If the cabinets are butted to one another, you can use pocket holes on the outside of the carcase to attach the face frames. When the side of the cabinet will be visible, you can simply glue the face frame to the carcase. Use a few small nails with the heads cut off to hold the frame in place until the glue dries. Clamp and set it aside for about 45 minutes to an hour.

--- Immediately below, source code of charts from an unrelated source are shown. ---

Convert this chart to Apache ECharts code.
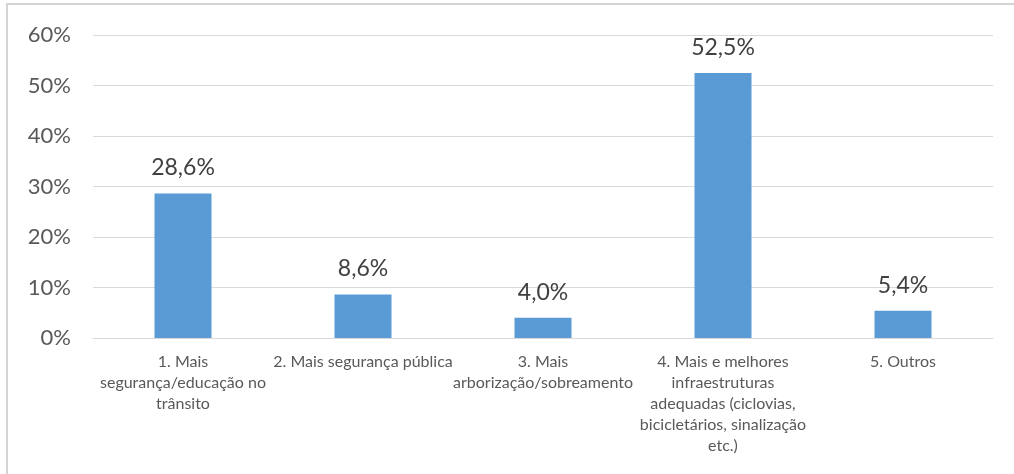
<!DOCTYPE html>
<html>
<head>
<meta charset="utf-8">
<script src="https://cdn.jsdelivr.net/npm/echarts@6/dist/echarts.min.js"></script>
<style>
html,body{margin:0;padding:0;background:#fff;}
#chart{width:1014px;height:474px;}
</style>
</head>
<body>
<div id="chart"></div>
<script>
const categories = [
  "1. Mais\nsegurança/educação no\ntrânsito",
  "2. Mais segurança pública",
  "3. Mais\narborização/sobreamento",
  "4. Mais e melhores\ninfraestruturas\nadequadas (ciclovias,\nbicicletários, sinalização\netc.)",
  "5. Outros"
];
const values = [28.6, 8.6, 4.0, 52.5, 5.4];
const yTicks = [0, 10, 20, 30, 40, 50, 60];

const chart = echarts.init(document.getElementById('chart'), null, {renderer: 'canvas'});
const FONT = 'Lato, "Open Sans", sans-serif';
chart.setOption({
  animation: false,
  backgroundColor: '#ffffff',
  graphic: [{
    type: 'polyline',
    shape: {points: [[7, 700], [7, 4], [1100, 4]]},
    style: {fill: 'none', stroke: '#d4d4d4', lineWidth: 2},
    silent: true
  }],
  grid: {left: 93, right: 21, top: 35, bottom: 136, containLabel: false},
  xAxis: {
    type: 'category',
    data: categories,
    axisLine: {lineStyle: {color: '#d9d9d9', width: 1}},
    axisTick: {show: false},
    axisLabel: {
      color: '#595959',
      fontFamily: FONT,
      fontSize: 16,
      lineHeight: 21,
      margin: 13,
      interval: 0
    }
  },
  yAxis: {
    type: 'value',
    min: yTicks[0],
    max: yTicks[yTicks.length - 1],
    interval: 10,
    axisLine: {show: false},
    axisTick: {show: false},
    splitLine: {lineStyle: {color: '#d9d9d9', width: 1}},
    axisLabel: {
      color: '#595959',
      fontFamily: FONT,
      fontSize: 22,
      margin: 22,
      formatter: v => v + '%'
    }
  },
  series: [{
    type: 'bar',
    data: values,
    barWidth: 57,
    itemStyle: {color: '#5B9BD5'},
    label: {
      show: true,
      position: 'top',
      distance: 14,
      color: '#404040',
      fontFamily: FONT,
      fontSize: 23,
      formatter: p => p.value.toFixed(1).replace('.', ',') + '%'
    }
  }]
});
</script>
</body>
</html>
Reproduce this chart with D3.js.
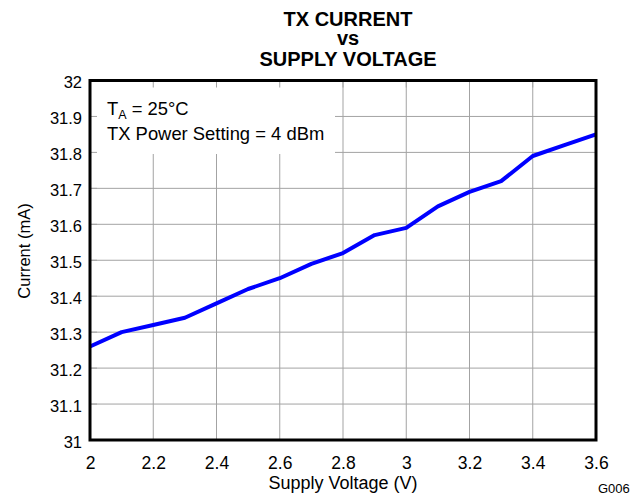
<!DOCTYPE html>
<html>
<head>
<meta charset="utf-8">
<script src="https://cdn.jsdelivr.net/npm/d3@7/dist/d3.min.js"></script>
<style>
  html, body { margin: 0; padding: 0; background: #fff; }
  svg { display: block; font-family: "Liberation Sans", Arial, sans-serif; }
</style>
</head>
<body>
<svg id="chart" width="642" height="495"></svg>
<script>
const voltage = [2.0, 2.1, 2.2, 2.3, 2.4, 2.5, 2.6, 2.7, 2.8, 2.9, 3.0, 3.1, 3.2, 3.3, 3.4, 3.5, 3.6];
const current = [31.26, 31.30, 31.32, 31.34, 31.38, 31.42, 31.45, 31.49, 31.52, 31.57, 31.59, 31.65, 31.69, 31.72, 31.79, 31.82, 31.85];
const xTicks = [2, 2.2, 2.4, 2.6, 2.8, 3, 3.2, 3.4, 3.6];
const yTicks = [31, 31.1, 31.2, 31.3, 31.4, 31.5, 31.6, 31.7, 31.8, 31.9, 32];
const titleLines = ["TX CURRENT", "vs", "SUPPLY VOLTAGE"];

const svg = d3.select("#chart");
const L = 90, R = 596, T = 80.5, B = 440;
const x = d3.scaleLinear().domain([2, 3.6]).range([L, R]);
const y = d3.scaleLinear().domain([31, 32]).range([B, T]);
const gridColor = "#a3a3a3";

// gridlines
const grid = svg.append("g");
grid.selectAll("line.vx").data(xTicks.slice(1, -1)).enter().append("line")
  .attr("x1", d => x(d)).attr("x2", d => x(d)).attr("y1", T).attr("y2", B)
  .attr("stroke", gridColor).attr("stroke-width", 1);
grid.selectAll("line.hy").data(yTicks.slice(1, -1)).enter().append("line")
  .attr("y1", d => y(d)).attr("y2", d => y(d)).attr("x1", L).attr("x2", R)
  .attr("stroke", gridColor).attr("stroke-width", 1);

// annotation background box
svg.append("rect").attr("x", L).attr("y", T).attr("width", 335 - L).attr("height", 154 - T)
  .attr("fill", "#fff");

// inward ticks (top and left)
svg.append("g").selectAll("line").data(xTicks.slice(1, -1)).enter().append("line")
  .attr("x1", d => x(d)).attr("x2", d => x(d)).attr("y1", T).attr("y2", T + 7)
  .attr("stroke", gridColor);
svg.append("g").selectAll("line").data(yTicks.slice(1, -1)).enter().append("line")
  .attr("y1", d => y(d)).attr("y2", d => y(d)).attr("x1", L).attr("x2", L + 7)
  .attr("stroke", gridColor);

// data line
const line = d3.line().x((d, i) => x(voltage[i])).y(d => y(d));
svg.append("path").datum(current).attr("d", line)
  .attr("fill", "none").attr("stroke", "#0000ff").attr("stroke-width", 4)
  .attr("stroke-linejoin", "round");

// border
svg.append("rect").attr("x", L).attr("y", T).attr("width", R - L).attr("height", B - T)
  .attr("fill", "none").attr("stroke", "#000").attr("stroke-width", 3);

// axes labels using d3 axes (no domain/ticks lines)
const xAxis = svg.append("g").attr("transform", `translate(0,${B})`)
  .call(d3.axisBottom(x).tickValues(xTicks).tickSize(0).tickPadding(0).tickFormat(d3.format("")));
xAxis.select(".domain").remove();
xAxis.selectAll("text").attr("font-size", 17.5).attr("fill", "#000")
  .attr("font-family", "Liberation Sans, Arial, sans-serif").attr("dy", null).attr("y", 28.5);

const yAxis = svg.append("g").attr("transform", `translate(${L},0)`)
  .call(d3.axisLeft(y).tickValues(yTicks).tickSize(0).tickPadding(0).tickFormat(d3.format("")));
yAxis.select(".domain").remove();
yAxis.selectAll("text").attr("font-size", 16.5).attr("fill", "#000")
  .attr("font-family", "Liberation Sans, Arial, sans-serif").attr("x", -8).attr("dy", 7);

// titles
svg.append("g").selectAll("text").data(titleLines).enter().append("text")
  .attr("x", 348).attr("y", (d, i) => [26, 45, 66][i])
  .attr("text-anchor", "middle").attr("font-weight", "bold").attr("font-size", 20)
  .text(d => d);

svg.append("text").attr("x", (L + R) / 2).attr("y", 489).attr("text-anchor", "middle")
  .attr("font-size", 18).text("Supply Voltage (V)");

svg.append("text").attr("transform", "translate(30,251) rotate(-90)").attr("text-anchor", "middle")
  .attr("font-size", 16.5).text("Current (mA)");

svg.append("text").attr("x", 598).attr("y", 493).attr("font-size", 13).text("G006");

// annotation
const t1 = svg.append("text").attr("x", 107).attr("y", 115).attr("font-size", 18.4);
t1.append("tspan").text("T");
t1.append("tspan").attr("font-size", 12.5).attr("dy", 4).text("A");
t1.append("tspan").attr("dy", -4).text(" = 25°C");
svg.append("text").attr("x", 107).attr("y", 140).attr("font-size", 18.4).text("TX Power Setting = 4 dBm");
</script>
</body>
</html>
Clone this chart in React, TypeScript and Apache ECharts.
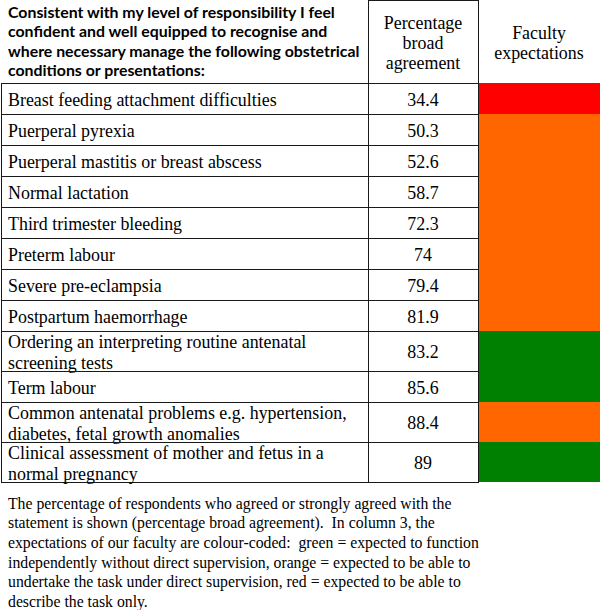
import React, { useEffect, useRef } from "react";
import * as echarts from "echarts";

// ---- data ----
const headerLines = [
  "Consistent with my level of responsibility I feel",
  "confident and well equipped to recognise and",
  "where necessary manage the following obstetrical",
  "conditions or presentations:",
];
const col2Header = ["Percentage", "broad", "agreement"];
const col3Header = ["Faculty", "expectations"];
const conditions = [
  "Breast feeding attachment difficulties",
  "Puerperal pyrexia",
  "Puerperal mastitis or breast abscess",
  "Normal lactation",
  "Third trimester bleeding",
  "Preterm labour",
  "Severe pre-eclampsia",
  "Postpartum haemorrhage",
  "Ordering an interpreting routine antenatal\nscreening tests",
  "Term labour",
  "Common antenatal problems e.g. hypertension,\ndiabetes, fetal growth anomalies",
  "Clinical assessment of mother and fetus in a\nnormal pregnancy",
];
const agreement = [34.4, 50.3, 52.6, 58.7, 72.3, 74, 79.4, 81.9, 83.2, 85.6, 88.4, 89];
const expectation = [
  "red", "orange", "orange", "orange", "orange", "orange", "orange", "orange",
  "green", "green", "orange", "green",
];
const footerLines = [
  "The percentage of respondents who agreed or strongly agreed with the",
  "statement is shown (percentage broad agreement).  In column 3, the",
  "expectations of our faculty are colour-coded:  green = expected to function",
  "independently without direct supervision, orange = expected to be able to",
  "undertake the task under direct supervision, red = expected to be able to",
  "describe the task only.",
];

const COLORS: Record<string, string> = { red: "#FF0000", orange: "#FF6600", green: "#008000" };
const SERIF = "'Liberation Serif', 'Times New Roman', serif";
const SANS = "Lato, 'Open Sans', sans-serif";

function fitSize(text: string, font: string, target: number): number {
  const c = document.createElement("canvas").getContext("2d");
  if (!c) return 16;
  c.font = font.replace("SIZE", "100px");
  const w = c.measureText(text).width;
  return (100 * target) / w;
}

export default function App() {
  const ref = useRef<HTMLDivElement>(null);
  useEffect(() => {
    if (!ref.current) return;
    const chart = echarts.init(ref.current, null, { renderer: "svg" });

    const bodySize = fitSize(conditions[0], `normal SIZE ${SERIF}`, 269);
    const footSize = fitSize(footerLines[0], `normal SIZE ${SERIF}`, 444);
    const headSize = fitSize(headerLines[2], `bold SIZE ${SANS}`, 352);

    const colX = [1, 368, 478, 600];
    const single = 31, dbl = 40;
    let acc = 0;
    const rows = conditions.map((c, i) => {
      const h = c.includes("\n") ? dbl : single;
      const r = [acc, acc + h, i];
      acc += h;
      return r;
    });
    const total = acc;
    const lineColor = "#1a1a1a";

    const graphics: any[] = [];
    headerLines.forEach((t, i) => {
      graphics.push({
        type: "text", left: 8, top: 13 + i * 19.3 - headSize * 0.6,
        style: { text: t, font: `bold ${headSize}px ${SANS}`, fill: "#000" },
      });
    });
    col2Header.forEach((t, i) => {
      graphics.push({
        type: "text", x: 423, y: 23 + i * 20,
        style: { text: t, font: `normal ${bodySize}px ${SERIF}`, fill: "#000", textAlign: "center", textVerticalAlign: "middle" },
      });
    });
    col3Header.forEach((t, i) => {
      graphics.push({
        type: "text", x: 539, y: 33 + i * 20,
        style: { text: t, font: `normal ${bodySize}px ${SERIF}`, fill: "#000", textAlign: "center", textVerticalAlign: "middle" },
      });
    });
    graphics.push(
      { type: "line", shape: { x1: 368, y1: 0.5, x2: 478, y2: 0.5 }, style: { stroke: lineColor, lineWidth: 1 } },
      { type: "line", shape: { x1: 368.5, y1: 0, x2: 368.5, y2: 83 }, style: { stroke: lineColor, lineWidth: 1 } },
      { type: "line", shape: { x1: 478.5, y1: 0, x2: 478.5, y2: 83 }, style: { stroke: lineColor, lineWidth: 1 } },
    );
    footerLines.forEach((t, i) => {
      graphics.push({
        type: "text", x: 8, y: 503 + i * 19.7,
        style: { text: t, font: `normal ${footSize}px ${SERIF}`, fill: "#000", textVerticalAlign: "middle" },
      });
    });

    chart.setOption({
      animation: false,
      grid: { left: 0, right: 0, top: 83, bottom: 610 - 83 - total, containLabel: false },
      xAxis: { type: "value", min: 0, max: 600, show: false },
      yAxis: { type: "value", min: 0, max: total, inverse: true, show: false },
      graphic: graphics,
      series: [
        {
          type: "custom",
          data: rows,
          encode: { x: -1, y: [0, 1] },
          renderItem: (params: any, api: any) => {
            const idx = api.value(2);
            const y0 = Math.round(api.coord([0, api.value(0)])[1]);
            const y1 = Math.round(api.coord([0, api.value(1)])[1]);
            const xs = colX.map((x) => api.coord([x, 0])[0]);
            const cy = (y0 + y1) / 2;
            const children: any[] = [
              {
                type: "rect",
                shape: { x: xs[2], y: y0, width: xs[3] - xs[2], height: y1 - y0 },
                style: { fill: COLORS[expectation[idx]] },
              },
              {
                type: "line",
                shape: { x1: xs[0], y1: y0 + 0.5, x2: xs[2] + 1, y2: y0 + 0.5 },
                style: { stroke: lineColor, lineWidth: 1 },
              },
            ];
            [0, 1, 2].forEach((k) => {
              children.push({
                type: "line",
                shape: { x1: Math.round(xs[k]) + 0.5, y1: y0, x2: Math.round(xs[k]) + 0.5, y2: y1 + 1 },
                style: { stroke: lineColor, lineWidth: 1 },
              });
            });
            if (idx === conditions.length - 1) {
              children.push({
                type: "line",
                shape: { x1: xs[0], y1: y1 + 0.5, x2: xs[2] + 1, y2: y1 + 0.5 },
                style: { stroke: lineColor, lineWidth: 1 },
              });
            }
            children.push({
              type: "text",
              style: {
                text: conditions[idx], x: 8, y: cy + 1,
                font: `normal ${bodySize}px ${SERIF}`, fill: "#000",
                textVerticalAlign: "middle", lineHeight: 21,
              },
            });
            children.push({
              type: "text",
              style: {
                text: String(api.value(3)), x: (xs[1] + xs[2]) / 2, y: cy + 1,
                font: `normal ${bodySize}px ${SERIF}`, fill: "#000",
                textAlign: "center", textVerticalAlign: "middle",
              },
            });
            return { type: "group", children };
          },
        },
      ],
    });
    // attach agreement values as 4th dimension
    chart.setOption({
      series: [{ data: rows.map((r, i) => [...r, agreement[i]]) }],
    });
    return () => chart.dispose();
  }, []);
  return (
    <div
      ref={ref}
      style={{ position: "fixed", left: 0, top: 0, width: 600, height: 610, background: "#fff" }}
    />
  );
}
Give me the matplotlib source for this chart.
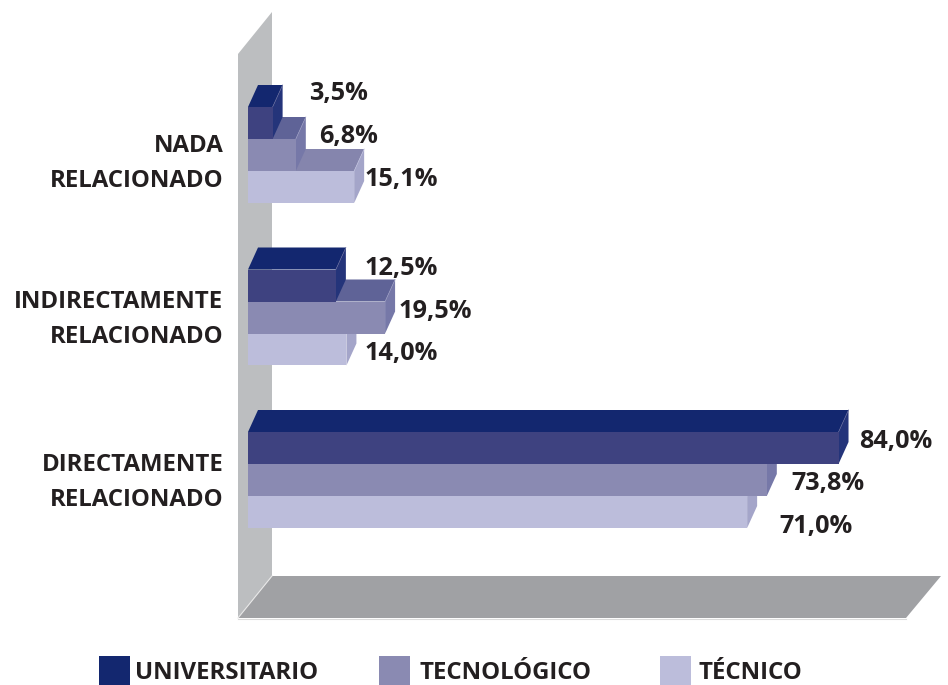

I use the basic work flow demonstrated by Kris Reynolds on You Tube. I have had no problems with the 70+ cabinets (and other projects) built with face frames.

Good luck.
Mike



















Our kitchen remodel
http://lumberjocks.com/projects/108347


----------



## JBrow (Nov 18, 2015)

Scott,

Regarding TungOil, wouldn't you see the dado on the bottom of the stiles? I"m thinking of upper cabinets. Yes you'd have to be looking for them in order to see them. That's why I was thinking people do it on a router.

I designed the sides of the upper cabinets I am building to be flush with the face frame at the top and bottom edges. As a result, the groove in the stiles is filled by the rabbeted tongue in the side panels.

If your design leaves an open groove or dado, a filler block can be cut and glued into the vacant groove.

If either of these methods is used, the table saw with a dado/grooving set can be used. The only reason to avoid the router in making stopped grooves is the extra time required for the set-up and then squaring up the groove. But if the extra time is no issue, the router works fine.


----------